We had initially proposed performing parallel spectral clustering on graphs as our project. This would have entailed representing a graph as a matrix, performing linear algebra computations on the matrix, then running K-Means clustering. Based on our proposal feedback, we were made aware that K-means would not be enough for the project. As we investigated the steps needed for the projection, we soon recognized that much of it was linear algebra, which has been parallelized quite extensively already.

As a result, we pivoted to a new project. We have decided to write parallel implementations of Boruvka's algorithm for determining the minimum spanning tree of a graph. To quote Wikipedia, a minimum spanning tree (MST) is a “subset of the edges of a connected, edge-weighted undirected graph that connects all the vertices together, without any cycles and with the minimum possible total edge weight.”

Boruvla’s algorithm works by finding the minimum edge out of each vertex, grouping these together in each step, and iterating with the contracted graph. As we researched the algorithm further, we came across two main implementations of this contraction step: one using a hashmap of each vertex to its new vertex in the contracted graph, and another using the Union-Find (Disjoint Set) data structure.

We have decided we will work on writing parallel versions of both implementations in OpenMP, as well as experiment with different types of locking on the Union-Find data structure, namely: coarse-grained locking, fine-grained locking, and lock-free. We will be using C++ and running on the GHC machines.

Deliverables

1. Fast sequential versions of Borukva’s algorithm, using a star contraction and Union-Find approach.
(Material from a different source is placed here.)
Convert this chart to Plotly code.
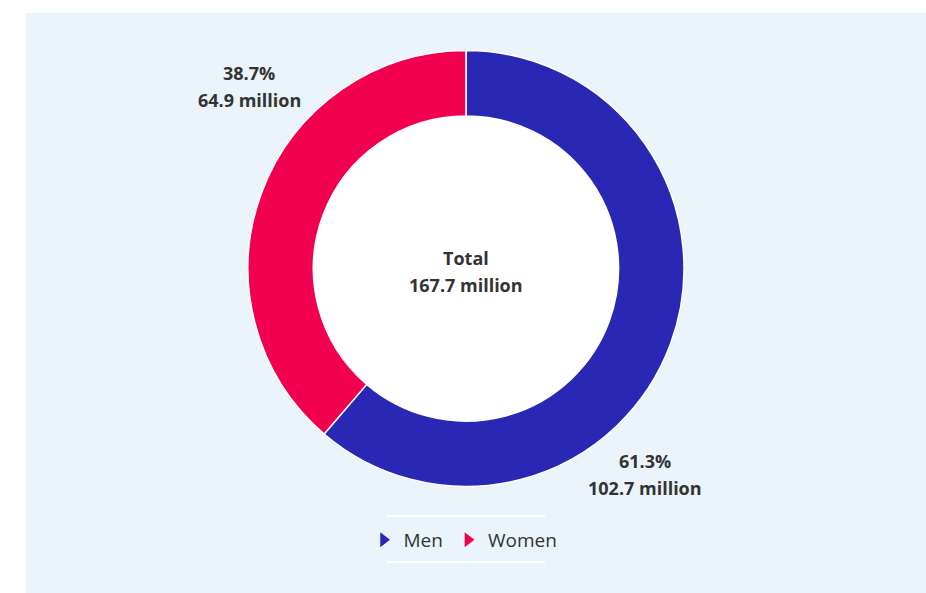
import plotly.graph_objects as go

# ---- data ----
categories = ["Men", "Women"]
values_million = [102.7, 64.9]
percent_labels = [61.3, 38.7]
total_million = 167.7
colors = ["#2828B4", "#F0004F"]

# ---- layout helpers (page pixel -> paper) ----
W, H = 926, 593
ML, MT = 26, 13
PW, PH = W - ML, H - MT


def px(x):
    return (x - ML) / PW


def py(y):
    return 1 - (y - MT) / PH


cx, cy, r = 466, 268.5, 218
hole = 0.70
text_color = "#333333"
font_family = "Open Sans, Noto Sans, sans-serif"

fig = go.Figure()
fig.add_trace(go.Pie(
    labels=categories,
    values=values_million,
    hole=hole,
    sort=False,
    direction="clockwise",
    rotation=0,
    marker=dict(colors=colors, line=dict(color="white", width=1.5)),
    textinfo="none",
    showlegend=False,
    domain=dict(x=[px(cx - r), px(cx + r)], y=[py(cy + r), py(cy - r)]),
))

# legend entries with triangle markers
for name, col in zip(categories, colors):
    fig.add_trace(go.Scatter(
        x=[None], y=[None], mode="markers", name=name,
        marker=dict(symbol="triangle-right", size=13, color=col),
    ))

shapes = [
    dict(type="rect", xref="paper", yref="paper", x0=0, x1=1, y0=0, y1=1,
         fillcolor="#EBF3FB", line=dict(width=0), layer="below"),
    dict(type="circle", xref="paper", yref="paper", xsizemode="pixel", ysizemode="pixel",
         xanchor=px(cx), yanchor=py(cy), x0=-r * hole, x1=r * hole, y0=-r * hole, y1=r * hole,
         fillcolor="white", line=dict(width=0), layer="below"),
    dict(type="line", xref="paper", yref="paper", x0=px(387), x1=px(545), y0=py(516), y1=py(516),
         line=dict(color="#FFFFFF", width=2)),
    dict(type="line", xref="paper", yref="paper", x0=px(387), x1=px(545), y0=py(562), y1=py(562),
         line=dict(color="#FFFFFF", width=2)),
]


def two_line(x, y_top, line1, line2, gap=27):
    out = []
    for txt, yy in ((line1, y_top), (line2, y_top + gap)):
        out.append(dict(
            x=px(x), y=py(yy), xref="paper", yref="paper", showarrow=False,
            xanchor="center", yanchor="middle",
            text=f"<b>{txt}</b>",
            font=dict(family=font_family, size=18, color=text_color),
        ))
    return out


label_pos = {"Men": (645, 461), "Women": (249, 73)}
annotations = []
for name, pct, val in zip(categories, percent_labels, values_million):
    lx, ly = label_pos[name]
    annotations += two_line(lx, ly, f"{pct:.1f}%", f"{val:.1f} million")
annotations += two_line(cx, 258, "Total", f"{total_million:.1f} million")

fig.update_layout(
    width=W, height=H,
    margin=dict(l=ML, r=0, t=MT, b=0),
    paper_bgcolor="white",
    plot_bgcolor="rgba(0,0,0,0)",
    template="none",
    xaxis=dict(visible=False),
    yaxis=dict(visible=False),
    shapes=shapes,
    annotations=annotations,
    showlegend=True,
    legend=dict(orientation="h", x=px(463), xanchor="center", y=py(540), yanchor="middle",
                bgcolor="rgba(0,0,0,0)", font=dict(family=font_family, size=19, color=text_color),
                itemwidth=30),
    font=dict(family=font_family),
)

fig.write_html(
    "out.html",
    config={"displayModeBar": False},
    post_script="document.body.style.margin='0';document.body.style.overflow='hidden';",
)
2. OpenMP parallel versions of the sequential versions.

3. Coarse grained locking on the Union-Find Data structure.

4. Fine grained locking on the Union-Find Data structure.

5. Fine grained locking on the Union-Find Data structure.

6. Lock-Free locking on the Union-Find Data structure.

Nice-to-Have

1. Experiment with Graph sharding to overcome memory constraints

2. Implement Boruvka’s on a GPU using a data parallel approach.

Progress

We have implemented both sequential versions, one using star contraction, and another using Union-Find. This required research to understand the algorithm and the various implementations. We have also set up the testing infrastructure that we will use for the remainder of the project to ensure correctness. This involved writing a Python script to create connected graphs with the requested number of nodes and edges. We also have written a python script to test whether our output is truly an MST by using Python’s Networkx graph library.

We have also begun assessing our sequential code for parallelism. We have considered parallelizing over for loops for vertices and edges, and the tradeoffs between them. We have decided to implement OpenMP dynamic scheduler for assigning vertices to processors since there is variable time when it comes to finding minimum edge, depending on how many outgoing edges a vertex has. We will also use a static approach as a reference comparison. One challenge is maintaining shared vectors between threads and preventing race conditions. The race conditions can be problematic especially in the contracted implementations because we are directly changing the graph hence we don’t want threads to simultaneously be contracting the same vertex. Furthermore, for the union find, we implemented a shared data structure to keep track of the groups of vertices that have been grouped together. Hence we need to ensure atomicity when accessing regions of this data structure which is where our different locking/ lock free implementations will come into play.